§ **Exercise directions**:
Count how many lines in this material contain "page". The answer is that number alone.

§ **Data provided**:
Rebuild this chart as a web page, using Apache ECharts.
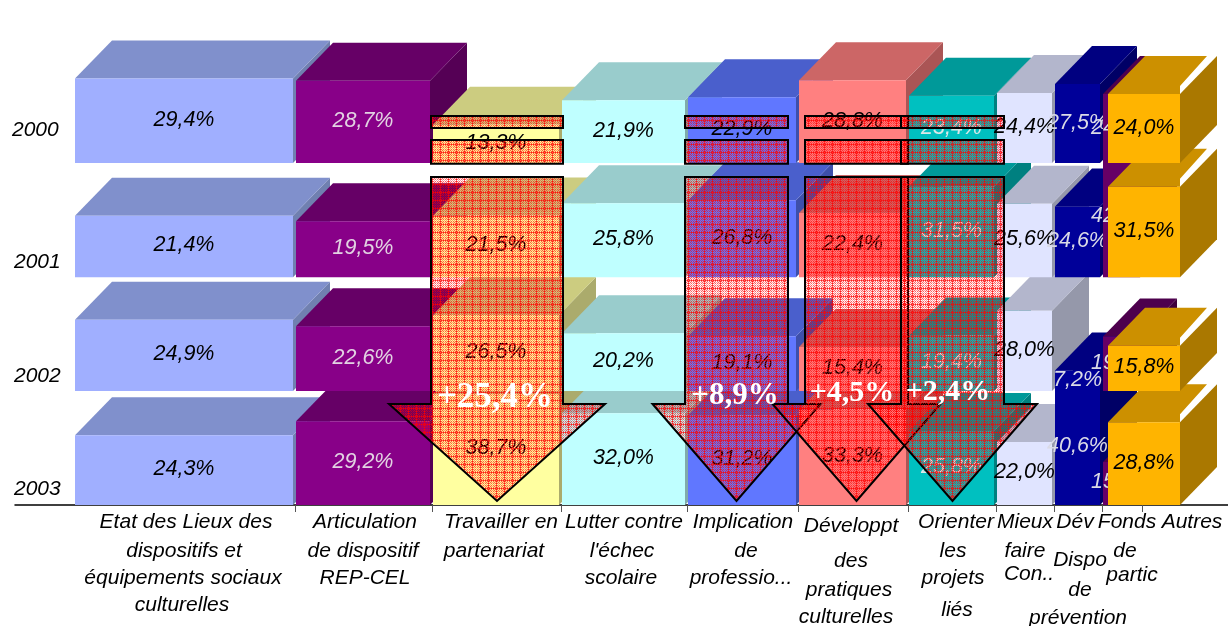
<!DOCTYPE html>
<html>
<head>
<meta charset="utf-8">
<style>html,body{margin:0;padding:0;background:#fff}#c{width:1228px;height:626px}</style>
<script src="https://cdn.jsdelivr.net/npm/echarts@6/dist/echarts.min.js"></script>
</head>
<body>
<div id="c"></div>
<script>
// ---------- data ----------
const years = ['2000', '2001', '2002', '2003'];
const categoryLines = [
  ['Etat des Lieux des', 'dispositifs et', 'équipements sociaux', 'culturelles'],
  ['Articulation', 'de dispositif', 'REP-CEL'],
  ['Travailler en', 'partenariat'],
  ['Lutter contre', "l'échec", 'scolaire'],
  ['Implication', 'de', 'professio...'],
  ['Développt', 'des', 'pratiques', 'culturelles'],
  ['Orienter', 'les', 'projets', 'liés'],
  ['Mieux', 'faire', 'Con..'],
  ['Dév', 'Dispo', 'de', 'prévention'],
  ['Fonds', 'de', 'partic'],
  ['Autres']
];
const values2000 = [29.4, 28.7, 13.3, 21.9, 22.9, 28.8, 23.4, 24.4, 27.5, 24.0, 24.0];
const values2001 = [21.4, 19.5, 21.5, 25.8, 26.8, 22.4, 31.5, 25.6, 24.6, 42.0, 31.5];
const values2002 = [24.9, 22.6, 26.5, 20.2, 19.1, 15.4, 19.4, 28.0, 7.2, 19.0, 15.8];
const values2003 = [24.3, 29.2, 38.7, 32.0, 31.2, 33.3, 25.8, 22.0, 40.6, 15.0, 28.8];
const columnWidths = [221, 137, 129, 126, 111, 110, 88, 58, 48, 40, 75];
const changeLabels = ['+25,4%', '+8,9%', '+4,5%', '+2,4%'];

// ---------- layout & style ----------
const allValues = [values2000, values2001, values2002, values2003];
const ROW_BASE = [119.2, 79.4, 39.7, 0];
const X_START = 60, GOLD_START = 1093;
const DX = 37, DY = 38;
const PALETTE = [
  ['#A0AFFF', '#8090CC', '#7080B0', '#000'],
  ['#880088', '#660066', '#550055', '#E2D2E2'],
  ['#FFFFA0', '#CCCC80', '#ABAB6C', '#000'],
  ['#BFFFFF', '#99CCCC', '#80ABAB', '#000'],
  ['#6077FF', '#4A5FCC', '#3E4FAA', '#000'],
  ['#FF8080', '#CC6666', '#AA5555', '#000'],
  ['#00C0C0', '#009999', '#008080', '#DCE8E8'],
  ['#E0E4FF', '#B3B6CC', '#9598AA', '#000'],
  ['#000099', '#000080', '#000066', '#DADAE6'],
  ['#660066', '#4D004D', '#3D003D', '#DADAE6'],
  ['#FFB400', '#CC9000', '#AA7800', '#000']
];
const LABEL_FONT = 'italic 21px "Liberation Sans", Arial, sans-serif';
const VALUE_FONT = 'italic 21.5px "Liberation Sans", Arial, sans-serif';
const LINE_POS = [
  [[186,522],[184,551],[183,578],[182,605]],
  [[365,522],[363,551],[365,578]],
  [[501,522],[494,551]],
  [[624,522],[622,551],[621,578]],
  [[743,522],[746,551],[741,578]],
  [[851,526],[851,561],[849,590],[846,617]],
  [[956,522],[953,551],[953,578],[957,610]],
  [[1025,522],[1025,551],[1029,574]],
  [[1075,522],[1080,560],[1080,590],[1078,618]],
  [[1127,522],[1125,551],[1132,575]],
  [[1192,522]]
];
const YEAR_POS = [[12,130],[14,262],[14,376],[14,489]];
const ARROWS = [ // centre, half shaft, half head (x units)
  [482, 66, 108], [721.5, 51.5, 84], [841.5, 51.5, 84], [937.5, 51.5, 84.5]
];
const ARROW_LEVELS = [135.6, 131.4, 127.2, 118.9, 114.3, 35.2, 1.4];
const ARROW_TEXT = [[495,398,35],[735,396,31],[852,393,30],[948,392,30]];

// ---------- hatch ----------
function hatchTile() {
  const n = 8, cv = document.createElement('canvas');
  cv.width = cv.height = n;
  const g = cv.getContext('2d');
  for (let i = 0; i < n; i++) for (let j = 0; j < n; j++) {
    let a = 0;
    if (i === 0 || j === 0) a = (i + j) % 2 ? 0.9 : 0.6;
    else if (i === 4 || j === 4) a = (i + j) % 2 ? 0.0 : 0.35;
    else a = (i + j) % 2 === 0 ? 0.62 : 0.12;
    g.fillStyle = 'rgba(255,0,0,' + a + ')';
    g.fillRect(i, j, 1, 1);
  }
  return cv;
}
const HATCH = { image: hatchTile(), repeat: 'repeat' };

// ---------- derived ----------
const starts = [];
columnWidths.reduce((s, w, i) => { starts[i] = i === 10 ? GOLD_START : s; return s + w; }, X_START);
const tickValues = starts.slice(1, 10).map(v => v - 1).concat([starts[9] + columnWidths[9] - 1]);

const blockData = [];
for (let r = years.length - 1; r >= 0; r--) {
  for (let c = 0; c < columnWidths.length; c++) {
    blockData.push([starts[c], starts[c] + columnWidths[c] - 3, ROW_BASE[r], allValues[r][c], c]);
  }
}

function poly(points, fill, z2) {
  return { type: 'polygon', shape: { points }, style: { fill }, z2 };
}

function renderBlock(params, api) {
  const x0v = api.value(0), x1v = api.value(1), base = api.value(2), v = api.value(3), c = api.value(4);
  const a = api.coord([x0v, base + v]), b = api.coord([x1v, base]);
  const x0 = a[0], top = a[1], x1 = b[0], bot = b[1];
  const pal = PALETTE[c];
  const z = params.dataIndex * 5 + 1;
  const topFace = c === 10
    ? [[x0, top], [x0 + DX, top - DY], [x1 + 27, top - DY], [x1, top - 8], [x1, top]]
    : [[x0, top], [x0 + DX, top - DY], [x1 + DX, top - DY], [x1, top]];
  return {
    type: 'group',
    children: [
      poly([[x1, top], [x1 + DX, top - DY], [x1 + DX, bot - DY], [x1, bot]], pal[2], z),
      poly(topFace, pal[1], z + 1),
      { type: 'rect', shape: { x: x0, y: top, width: x1 - x0, height: bot - top }, style: { fill: pal[0] }, z2: z + 2 },
      { type: 'text', z2: z + 3, style: {
        x: (x0 + x1) / 2, y: (top + bot) / 2 - 1,
        text: v.toFixed(1).replace('.', ',') + '%',
        font: VALUE_FONT, fill: pal[3], align: 'center', verticalAlign: 'middle' } }
    ]
  };
}

function renderArrow(params, api) {
  const [cx, hs, hh] = ARROWS[params.dataIndex];
  const L = ARROW_LEVELS;
  const P = (x, y) => api.coord([x, y]);
  const st = { fill: HATCH, stroke: '#000', lineWidth: 2 };
  const rect = (y0, y1) => ({ type: 'polygon', z2: 1000, shape: { points: [P(cx - hs, y0), P(cx + hs, y0), P(cx + hs, y1), P(cx - hs, y1)] }, style: st });
  return {
    type: 'group',
    children: [
      rect(L[0], L[1]), rect(L[2], L[3]),
      { type: 'polygon', z2: 1000, shape: { points: [
        P(cx - hs, L[4]), P(cx + hs, L[4]), P(cx + hs, L[5]), P(cx + hh, L[5]),
        P(cx, L[6]), P(cx - hh, L[5]), P(cx - hs, L[5])] }, style: st }
    ]
  };
}

// text items (axis categories, years, change labels) at page-level
const textItems = [];
categoryLines.forEach((lines, c) => lines.forEach((t, i) => {
  textItems.push({ text: t, x: LINE_POS[c][i][0], y: LINE_POS[c][i][1], font: LABEL_FONT, fill: '#000', align: 'center' });
}));
years.forEach((t, i) => textItems.push({ text: t, x: YEAR_POS[i][0], y: YEAR_POS[i][1], font: LABEL_FONT, fill: '#000', align: 'left' }));
changeLabels.forEach((t, i) => textItems.push({ text: t, x: ARROW_TEXT[i][0], y: ARROW_TEXT[i][1],
  font: 'bold ' + ARROW_TEXT[i][2] + 'px "Liberation Serif", serif', fill: '#fff', align: 'center' }));

const chart = echarts.init(document.getElementById('c'), null, { renderer: 'canvas', width: 1228, height: 626 });
chart.setOption({
  animation: false,
  backgroundColor: '#fff',
  grid: { left: 15, top: 0, width: 1213, height: 505, containLabel: false },
  xAxis: { type: 'value', min: 0, max: 1213, splitLine: { show: false }, axisLabel: { show: false },
    axisLine: { show: true, lineStyle: { color: '#000', width: 1.5 } },
    axisTick: { show: true, customValues: tickValues, length: 7, lineStyle: { color: '#555', width: 1 } } },
  yAxis: { type: 'value', min: 0, max: 176, show: false },
  series: [
    { type: 'custom', name: 'blocks', coordinateSystem: 'cartesian2d', clip: false, silent: true,
      dimensions: ['x0', 'x1', 'base', 'value', 'col'],
      encode: { x: [0, 1], y: [2, 3] }, data: blockData, renderItem: renderBlock, z: 2 },
    { type: 'custom', name: 'arrows', coordinateSystem: 'cartesian2d', clip: false, silent: true,
      data: ARROWS.map((a, i) => [a[0], i]), encode: { x: 0, y: 1 }, renderItem: renderArrow, z: 3 },
    { type: 'custom', name: 'texts', coordinateSystem: 'none', silent: true,
      data: textItems.map((t, i) => [i]), z: 4,
      renderItem: (params) => {
        const t = textItems[params.dataIndex];
        return { type: 'text', style: { x: t.x, y: t.y, text: t.text, font: t.font, fill: t.fill, align: t.align, verticalAlign: 'middle' } };
      } }
  ]
});
</script>
</body>
</html>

§ **Output**:
2